Anderson charts the construction of Chinatown in the minds and streets of the white community of Vancouver over a hundred year period. She shows that Chinatown -- from the negative stereotyping of the late nineteenth and early twentieth centuries to its current status as an "ethnic neighbourhood" -- has been stamped by changing European ideologies of race and the hegemonic policies those ideas have shaped. The very existence of the district is the result of a regime of cultural domination that continues to exist today. Anderson clearly rejects the concept of "race" as a means of distinguishing between groups of human beings. She points out that because the implicit acceptance of public beliefs about race affects the types of questions asked by researchers, the issue of the ontological status of race is as critical for commentators on society as it is for scientists studying human variation. Anderson applies this fresh approach toward the concept of race to a critical examination of popular, media, and academic treatments of the Chinatown in Vancouver.

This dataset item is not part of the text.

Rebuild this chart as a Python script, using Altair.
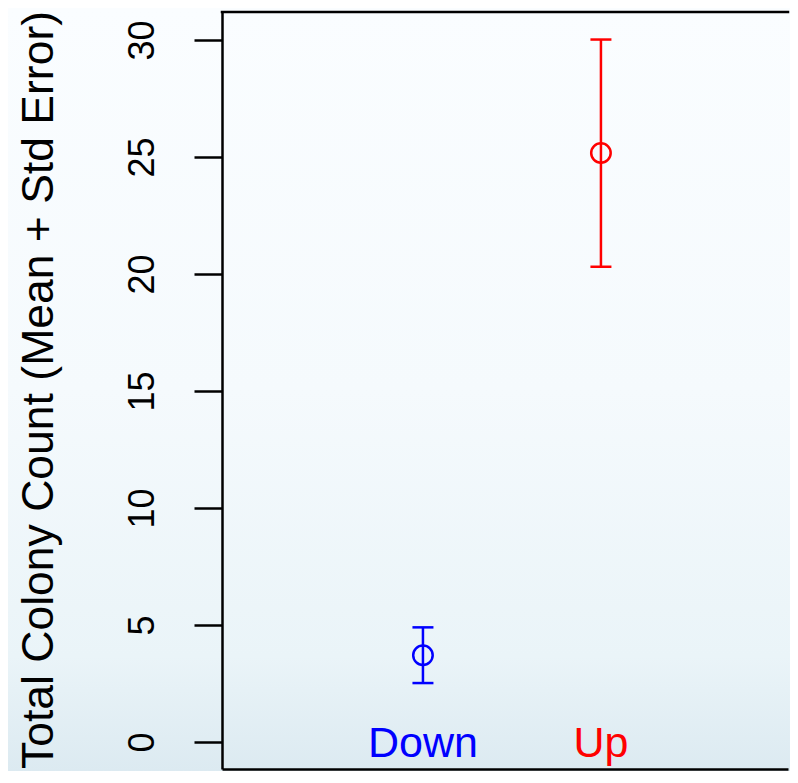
import altair as alt
import pandas as pd

groups = ["Down", "Up"]
xpos = [1, 2]
means = [3.71, 25.17]
lower = [2.52, 20.31]
upper = [4.90, 30.02]
colors = ["#0000ff", "#ff0000"]
yticks = [0, 5, 10, 15, 20, 25, 30]
label_y = [0, 0]
ytitle = "Total Colony Count (Mean + Std Error)"

df = pd.DataFrame({"group": groups, "x": xpos, "mean": means,
                   "lower": lower, "upper": upper, "label_y": label_y})

W, H = 566, 757
FONT = "Liberation Sans"

xs = alt.Scale(domain=[-0.129, 3.051], nice=False, zero=False)
ys = alt.Scale(domain=[-1.153, 31.197], nice=False, zero=False)
col = alt.Color("group:N", scale=alt.Scale(domain=groups, range=colors), legend=None)

xaxis = alt.Axis(labels=False, ticks=False, title=None, grid=False,
                 domainWidth=2.5, domainColor="black", zindex=1)
yaxis = alt.Axis(values=yticks, title=ytitle, grid=False, zindex=1,
                 domainWidth=2.5, domainColor="black",
                 tickSize=28, tickWidth=2.5, tickColor="black",
                 labelFontSize=36, labelAngle=270, labelAlign="center",
                 labelBaseline="alphabetic", labelPadding=41, labelColor="black",
                 labelFont=FONT, labelOverlap=False, labelFlush=False,
                 titleFont=FONT, titleFontSize=44.5, titleFontWeight="normal",
                 titleColor="black", titleAngle=270, titleAlign="center",
                 titleBaseline="alphabetic", titleX=-170, titleY=H / 2 - 1)

X = alt.X("x:Q", scale=xs, axis=xaxis)

bg = alt.Chart(pd.DataFrame({"d": [0]})).mark_rect(
    fill=alt.Gradient(gradient="linear", x1=0, y1=0, x2=0, y2=1,
                      stops=[alt.GradientStop(offset=0, color="#fafdff"),
                             alt.GradientStop(offset=0.5, color="#f5fafd"),
                             alt.GradientStop(offset=0.85, color="#eaf4f8"),
                             alt.GradientStop(offset=1, color="#dceaf1")])
).encode(x=alt.value(-214), x2=alt.value(W + 2), y=alt.value(-4), y2=alt.value(H + 2))

bars = alt.Chart(df).mark_rule(strokeWidth=2.5).encode(
    x=X, y=alt.Y("lower:Q", scale=ys, axis=yaxis, title=ytitle), y2="upper:Q", color=col)

caps = alt.Chart(df).transform_fold(["lower", "upper"], as_=["k", "v"]).mark_tick(
    orient="horizontal", size=21, thickness=2.5, opacity=1).encode(
    x=X, y=alt.Y("v:Q", scale=ys, axis=yaxis, title=ytitle), color=col)

pts = alt.Chart(df).mark_point(shape="circle", filled=False, size=380,
                               strokeWidth=2.5, opacity=1).encode(
    x=X, y=alt.Y("mean:Q", scale=ys, axis=yaxis, title=ytitle), color=col)

txt = alt.Chart(df).mark_text(font=FONT, fontSize=43, align="center",
                              baseline="alphabetic", dy=14.5).encode(
    x=X, y=alt.Y("label_y:Q", scale=ys, axis=yaxis, title=ytitle),
    text="group:N", color=col)

top = alt.Chart(pd.DataFrame({"d": [0]})).mark_rule(
    color="black", strokeWidth=2.5, strokeCap="square").encode(
    x=alt.value(0), x2=alt.value(W), y=alt.value(0))

chart = alt.layer(bg, bars, caps, pts, txt, top).properties(
    width=W, height=H,
    autosize=alt.AutoSizeParams(type="none"),
    padding={"left": 214, "top": 4, "right": 2, "bottom": 2},
).configure_view(stroke=None).configure(background="white")

chart.save("out.html", embed_options={"renderer": "svg", "actions": False})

I was in the library searching for Maxine Hong Kingston’s The Woman Warrior and came across this book. I’m Chinese immigrant who lived in Canada for over 5 years and I don’t really know much about the generations of people who came here before me. I had just moved into Chinatown a few months ago and wanted to know more about the history of the neighbourhood.
Numerous racist quotations from pre-1940s in the book appalled me.
European cultural hegemony is a central theme of the book and it’s used to explain much of the treatment of the Chinese community. That made me think.